Ex Sternberg 35 (28 October 2000), lot 458; Dr. Meyer-Coloniensis Collection (Münz Zentrum 64, 15 April 1988), lot 89.

Agrippina Junior(also called Agrippina II, Minor or the Younger) was the great- granddaughter of Augustus, daughter of the paragon Germanicus and his admirable wife Agrippina Senior, and sister to the Emperor Gaius “Caligula.” With bloodlines such as these it was only natural that she chose not to play the traditional Roman woman’s role of dutiful subordinate. Her grand-uncle Tiberius arranged her marriage at age 13 to Gnaeus Domitius Ahenobarbus, a Roman aristocrat who achieved the Consulship in AD 32. During her brother Caligula’s reign she was initially accorded high honors, including all the rights and privileges of the Vestal Virgins. During this period of favor she gave birth to a son, Lucius Domitius Ahenobarbus. After Drusilla’s death in June of AD 38, Caligula’s affection cooled for his surviving two sisters, and in 39 both were exiled to the Pontine Islands.
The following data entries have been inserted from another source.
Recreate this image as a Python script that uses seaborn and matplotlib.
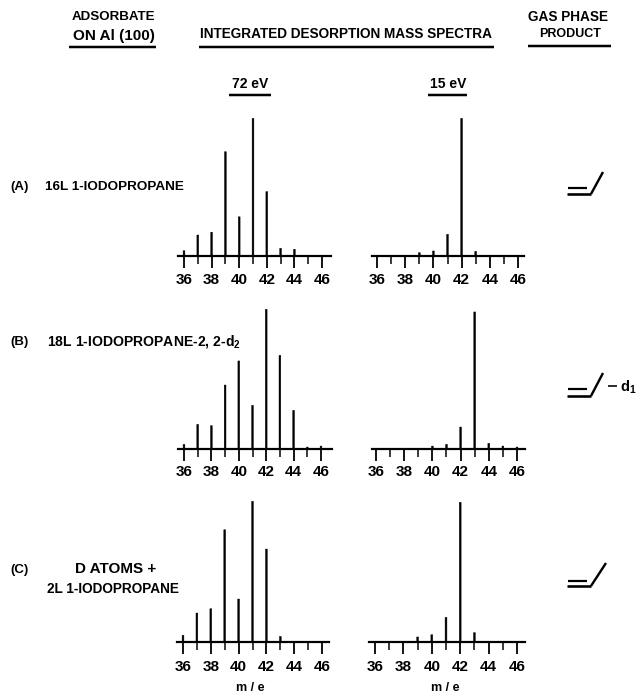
import matplotlib
matplotlib.use("Agg")
import matplotlib.pyplot as plt
import seaborn as sns
import pandas as pd
from matplotlib.lines import Line2D

W, H = 638, 696
mass = list(range(36, 47))
tick_labels = [36, 38, 40, 42, 44, 46]
odd_ticks = [37, 39, 41, 43, 45]

a_72 = [3.8, 15, 17, 74.5, 28, 98.3, 46, 5.5, 4.8, 0, 0]
a_15 = [0, 0, 0, 2.4, 3.6, 15.5, 98.3, 3.3, 0, 0, 0]
b_72 = [3.3, 17.6, 16.7, 45.7, 62.9, 31.2, 99.8, 66.9, 27.6, 1.4, 2.1]
b_15 = [0, 0, 0, 0, 2.1, 3.3, 15.7, 97.9, 4, 2.1, 1.4]
c_72 = [4.8, 20.7, 23.8, 80.2, 30.7, 100.5, 66.4, 4, 0, 0, 0]
c_15 = [0, 0, 0, 3.6, 5.2, 17.6, 99.8, 6.7, 0, 0, 0]

sns.set_theme(style="white")
plt.rcParams["font.family"] = ["Liberation Sans", "DejaVu Sans"]
plt.rcParams["font.weight"] = "bold"
plt.rcParams["mathtext.fontset"] = "custom"
plt.rcParams["mathtext.bf"] = "Liberation Sans:bold"

fig = plt.figure(figsize=(W / 100, H / 100), dpi=100, facecolor="white")
PX = 0.72  # points per pixel


def panel(values, x36, x46, x_left, x_right, base_y, label_y):
    unit = (x46 - x36) / 10
    ax = fig.add_axes([x_left / W, 1 - base_y / H, (x_right - x_left) / W, 147 / H])
    df = pd.DataFrame({"m/e": mass, "intensity": values})
    sns.barplot(data=df, x="m/e", y="intensity", color="black", native_scale=True,
                width=0.13, saturation=1, edgecolor="black", linewidth=0.3, ax=ax)
    for p in ax.patches:
        p.set_snap(False)
    ax.set_xlim(36 - (x36 - x_left) / unit, 36 + (x_right - x36) / unit)
    ax.set_ylim(0, 105)
    ax.patch.set_alpha(0)
    sns.despine(ax=ax, left=True)
    ax.spines["bottom"].set_linewidth(2.2 * PX)
    ax.spines["bottom"].set_color("black")
    ax.set_xlabel("")
    ax.set_ylabel("")
    ax.set_yticks([])
    ax.set_xticks(tick_labels)
    ax.set_xticklabels([])
    ax.set_xticks(odd_ticks, minor=True)
    ax.tick_params(axis="x", which="major", length=12 * PX, width=1.8 * PX, color="black", bottom=True)
    ax.tick_params(axis="x", which="minor", length=8 * PX, width=1.5 * PX, color="black", bottom=True)
    for t in tick_labels:
        px = x36 + (t - 36) * unit
        fig.text(px / W, 1 - label_y / H, str(t), ha="center", va="center",
                 fontsize=11, fontweight="bold", color="black")


panel(a_72, 184, 322, 178, 331, 256, 280)
panel(a_15, 377, 518, 372, 524, 256, 280)
panel(b_72, 184, 321, 178, 332, 449, 472)
panel(b_15, 376, 517, 372, 525, 449, 472)
panel(c_72, 183, 322, 177, 329, 642, 667)
panel(c_15, 375, 517, 369, 525, 642, 667)


def txt(x, y, s, ha="left", size=10, **kw):
    fig.text(x / W, 1 - y / H, s, ha=ha, va="center", fontsize=size,
             fontweight="bold", color="black", **kw)


def seg(xs, ys, lw=2.0):
    fig.add_artist(Line2D([x / W for x in xs], [1 - y / H for y in ys],
                          color="black", lw=lw * PX, solid_capstyle="butt"))


txt(113.5, 17, "ADSORBATE", "center", 9.6)
txt(113.5, 36, "ON Al (100)", "center", 11)
seg([69, 156], [47, 47], 2.5)
txt(346, 34, "INTEGRATED DESORPTION MASS SPECTRA", "center", 9.85)
seg([199, 494], [47, 47], 2.5)
txt(567.5, 17, "GAS PHASE", "center", 9.8)
txt(570, 34, "PRODUCT", "center", 9)
seg([528, 611], [46, 46], 2.5)
txt(250, 84, "72 eV", "center", 10)
seg([229, 271], [95, 95], 2.5)
txt(448, 84, "15 eV", "center", 10)
seg([428, 467], [95, 95], 2.5)

txt(10, 187, "(A)", size=9.5)
txt(45, 187, "16L 1-IODOPROPANE", size=9.7)
txt(10, 342, "(B)", size=9.5)
txt(47, 342, "18L 1-IODOPROPANE-2, 2-d$\\mathbf{_2}$", size=10.1)
txt(10, 570, "(C)", size=9.5)
txt(116, 569, "D ATOMS +", "center", 11)
txt(47, 589, "2L 1-IODOPROPANE", size=9.8)
txt(250, 688, "m / e", "center", 9)
txt(445, 688, "m / e", "center", 9)


def alkene(y_top, y_bot, y_end, x_end):
    seg([568, 587], [y_top, y_top], 2.2)
    seg([567, 591], [y_bot, y_bot], 2.6)
    seg([591, x_end], [y_bot, y_end], 2.4)


alkene(188, 194, 172, 603)
alkene(389, 396, 373, 603)
alkene(581, 586, 563, 606)
seg([608, 617], [386, 386], 1.6)
txt(620, 387, "d$\\mathbf{_1}$", size=10.5)

fig.savefig("out.png", dpi=100, facecolor="white")
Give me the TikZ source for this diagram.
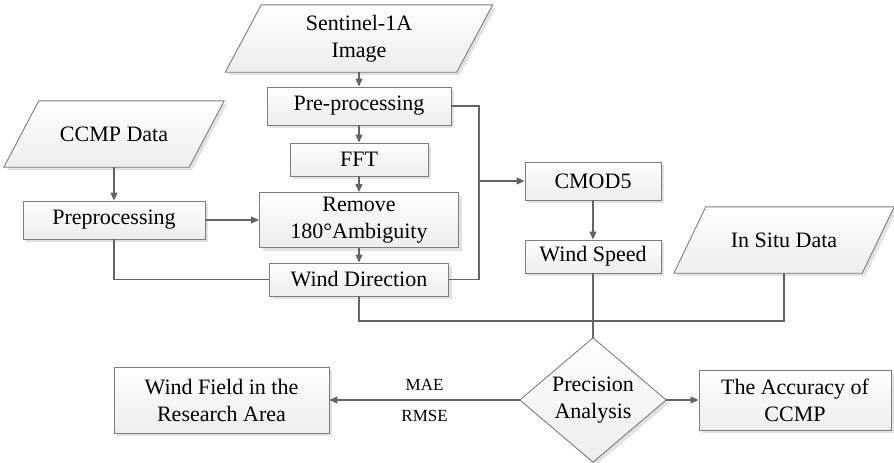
\documentclass[tikz,border=0pt]{standalone}
\usepackage{fontspec}
\setmainfont{Liberation Serif}
\usetikzlibrary{arrows.meta,shadows,backgrounds,calc}
\definecolor{ln}{RGB}{100,100,100}
\definecolor{bd}{RGB}{125,125,125}
\definecolor{shd}{RGB}{226,226,226}
\tikzset{
  base/.style={inner sep=0pt, align=center, font=\fontsize{22}{27}\selectfont},
  box/.style={base, rectangle, draw=bd, line width=0.9pt, top color=white, bottom color=gray!14,
    drop shadow={shadow xshift=3pt, shadow yshift=-3pt, fill=shd, opacity=1}},
  holder/.style={base, rectangle},
  shapefill/.style={draw=bd, line width=0.9pt, top color=white, bottom color=gray!14,
    drop shadow={shadow xshift=3pt, shadow yshift=-3pt, fill=shd, opacity=1}},
  conn/.style={draw=ln, line width=1.1pt},
  arr/.style={conn, -{Triangle[length=8pt,width=7pt]}},
  lab/.style={font=\fontsize{17}{20}\selectfont, text=black}
}
\begin{document}
\begin{tikzpicture}[x=1pt,y=-1pt]
\useasboundingbox (0,0) rectangle (894,463);
% column nodes
\node[holder, minimum width=231, minimum height=67] (sent) at (359,38.5) {Sentinel-1A\\Image};
\node[box, minimum width=184, minimum height=38] (pre) at (359,106) {Pre-processing};
\node[box, minimum width=138, minimum height=33] (fft) at (359,159.5) {FFT};
\node[box, minimum width=199, minimum height=55] (rem) at (359,220) {Remove\\180°Ambiguity};
\node[box, minimum width=179, minimum height=33] (wd) at (359,279.5) {Wind Direction};
% left
\node[holder, minimum width=185, minimum height=66] (ccmp) at (114,134) {CCMP Data};
\node[box, minimum width=182, minimum height=38] (prep) at (114,220) {Preprocessing};
% right
\node[box, minimum width=136, minimum height=38] (cmod) at (593,181) {CMOD5};
\node[box, minimum width=136, minimum height=33] (ws) at (593,256.5) {Wind Speed};
\node[holder, minimum width=188, minimum height=66] (insitu) at (784,240) {In Situ Data};
% bottom
\node[holder, minimum width=146, minimum height=124] (dia) at (593,400) {Precision\\Analysis};
\node[box, minimum width=215, minimum height=66] (wf) at (221.5,400) {Wind Field in the\\Research Area};
\node[box, minimum width=192, minimum height=60] (acc) at (795,400) {The Accuracy of\\CCMP};
% background shapes
\begin{pgfonlayer}{background}
  \foreach \n/\s in {sent/18, ccmp/17.5, insitu/16}{
    \path[shapefill] ($(\n.north west)+(\s,0)$) -- ($(\n.north east)+(\s,0)$)
      -- ($(\n.south east)-(\s,0)$) -- ($(\n.south west)-(\s,0)$) -- cycle;
  }
  \path[shapefill] (dia.north) -- (dia.east) -- (dia.south) -- (dia.west) -- cycle;
\end{pgfonlayer}
% connectors
\coordinate (jx) at (479,181);
\coordinate (hy) at (0,321);
\draw[arr] (sent.south) -- (pre.north);
\draw[arr] (pre) -- (fft);
\draw[arr] (fft) -- (rem);
\draw[arr] (rem) -- (wd);
\draw[arr] (ccmp.south) -- (prep.north);
\draw[arr] (prep) -- (rem);
\draw[conn] (prep.south) |- (wd.west);
\draw[conn] (pre.east) -| (jx) |- (wd.east);
\draw[arr] (jx) -- (cmod.west);
\draw[arr] (cmod) -- (ws);
\draw[conn] (ws.south) -- (dia.north);
\draw[conn] (wd.south) -- (wd.south |- hy) -- (insitu.south |- hy) -- (insitu.south);
\draw[arr] (dia.west) -- (wf.east)
  node[lab, pos=0.5, above=6pt] {MAE}
  node[lab, pos=0.5, below=6pt] {RMSE};
\draw[arr] (dia.east) -- (acc.west);
\end{tikzpicture}
\end{document}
Agrippina’s exile lasted until Caligula’s assassination in January of AD 41; he was succeeded by his pedantic old uncle Claudius, who allowed all exiles to return. Her husband having died in 40, Agrippina courted and married another wealthy aristocrat, Gaius Sallustius Passienus Crispus, who died in AD 47, leaving her available when Claudius found himself in need of a new wife after executing Messalina in AD 48. The inconvenient fact that such a marriage would be incestuous was patched over with hasty legislation, and the two were wed on New Year’s Day, AD 49. Once installed in the palace she eliminated all rivals for Claudius’ affections and thrust her son into the succession arrangements. She soon became the most powerful woman Rome had yet seen, and her enhanced position is reflected in the Roman coinage, including this impressive silver cistophorus struck in AD 51, in which her portrait is given equal prominence with her husband’s.